Traditional So-ran bushi, a fishing song which is taught in schools in Japan, was the perfect introduction to Japanese culture when volunteers displayed the folk dance at Trade Fair Grounds on Sunday.
The dance was emotional as the volunteers recounted the 2011 Tsunami that claimed thousands of lives, 754 cultural properties and left thousands of people devastated.
Apart from the dances, the volunteers also demonstrated how to cook, HIV and Aids prevention demonstration and science show demonstrated by Japanese teachers who are working in Malawi.
Hiroshi Izumisawa, a Volunteer Youth Officer in Mulanje, said the Japanese volunteers organised the cultural festival to connect with Malawians and give them a chance to appreciate Japanese culture.
“We wanted to introduce the activities of Jica in Malawi, introduce Japanese culture and acknowledge the support Malawians and the world rendered to us when an earthquake and tsunami devastated our country.
“It was tragic and a lot of countries supported us through messages that brought hope to the victims of the earthquake,” said Izumisawa.
The volunteers capped their performances with a song titled ‘Uwewo Muite Arukou’ which basically means ‘Let’s Walk with Our Heads High.’ The song was performed in Japanese, English and Chichewa but it was the Chichewa version that attracted a round of applause from the audience.

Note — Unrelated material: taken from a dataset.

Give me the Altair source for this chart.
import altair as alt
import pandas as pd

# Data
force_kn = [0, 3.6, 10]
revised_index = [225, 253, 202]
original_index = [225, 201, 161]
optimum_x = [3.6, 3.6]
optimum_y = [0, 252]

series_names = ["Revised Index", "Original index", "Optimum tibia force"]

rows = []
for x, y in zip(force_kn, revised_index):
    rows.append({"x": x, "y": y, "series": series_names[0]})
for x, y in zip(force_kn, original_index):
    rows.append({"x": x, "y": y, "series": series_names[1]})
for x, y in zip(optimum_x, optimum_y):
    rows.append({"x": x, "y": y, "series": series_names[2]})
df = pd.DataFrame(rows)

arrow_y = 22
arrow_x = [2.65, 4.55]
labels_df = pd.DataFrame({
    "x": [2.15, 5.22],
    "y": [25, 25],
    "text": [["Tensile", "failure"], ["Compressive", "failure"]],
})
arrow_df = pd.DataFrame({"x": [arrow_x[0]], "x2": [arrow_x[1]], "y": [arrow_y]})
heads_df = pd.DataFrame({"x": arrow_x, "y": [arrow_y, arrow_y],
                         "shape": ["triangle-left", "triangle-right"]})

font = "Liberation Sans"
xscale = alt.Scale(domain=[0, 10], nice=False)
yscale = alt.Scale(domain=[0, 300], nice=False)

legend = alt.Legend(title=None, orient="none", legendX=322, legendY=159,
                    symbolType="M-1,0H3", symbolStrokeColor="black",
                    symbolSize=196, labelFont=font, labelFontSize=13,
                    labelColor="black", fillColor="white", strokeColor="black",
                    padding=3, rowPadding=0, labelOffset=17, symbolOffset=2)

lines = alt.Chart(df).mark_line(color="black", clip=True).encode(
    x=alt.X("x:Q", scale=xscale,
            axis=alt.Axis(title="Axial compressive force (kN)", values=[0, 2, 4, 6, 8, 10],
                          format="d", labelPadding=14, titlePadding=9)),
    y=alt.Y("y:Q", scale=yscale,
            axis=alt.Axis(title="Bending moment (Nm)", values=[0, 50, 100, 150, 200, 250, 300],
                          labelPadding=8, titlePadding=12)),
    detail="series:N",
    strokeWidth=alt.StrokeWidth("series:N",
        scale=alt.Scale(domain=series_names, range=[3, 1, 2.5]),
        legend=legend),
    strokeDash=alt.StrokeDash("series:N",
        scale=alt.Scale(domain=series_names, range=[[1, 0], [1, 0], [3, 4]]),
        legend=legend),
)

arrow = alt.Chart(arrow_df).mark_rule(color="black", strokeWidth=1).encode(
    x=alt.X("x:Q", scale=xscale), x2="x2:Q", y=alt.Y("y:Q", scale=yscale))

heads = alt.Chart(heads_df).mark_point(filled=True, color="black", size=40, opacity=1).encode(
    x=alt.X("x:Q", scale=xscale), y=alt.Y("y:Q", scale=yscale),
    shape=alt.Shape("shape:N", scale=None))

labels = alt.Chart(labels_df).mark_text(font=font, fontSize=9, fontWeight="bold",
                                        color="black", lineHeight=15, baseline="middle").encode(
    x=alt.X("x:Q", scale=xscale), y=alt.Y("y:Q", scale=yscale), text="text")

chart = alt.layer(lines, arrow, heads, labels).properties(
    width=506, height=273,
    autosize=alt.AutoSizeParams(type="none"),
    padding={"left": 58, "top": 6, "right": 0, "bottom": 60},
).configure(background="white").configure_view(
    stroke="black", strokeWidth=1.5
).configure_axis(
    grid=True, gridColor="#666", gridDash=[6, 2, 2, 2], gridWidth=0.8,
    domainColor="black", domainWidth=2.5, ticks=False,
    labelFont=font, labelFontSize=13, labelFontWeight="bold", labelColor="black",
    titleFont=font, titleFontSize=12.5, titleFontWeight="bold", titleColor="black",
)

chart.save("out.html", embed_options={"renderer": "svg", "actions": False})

Displaying how quickly the volunteers acquire local languages, the excitement was not exaggerated as they took turns to accompany the song with some dance.
Izumisawa said the proper way of appreciating Malawi’s support was through song and dance.
“In our culture, we usually say arigatou (thank you) to acknowledge any kind of support. The festival gave us the opportunity to thank Malawians and the world that despite the distance, their support reached the people of Japan,” he said.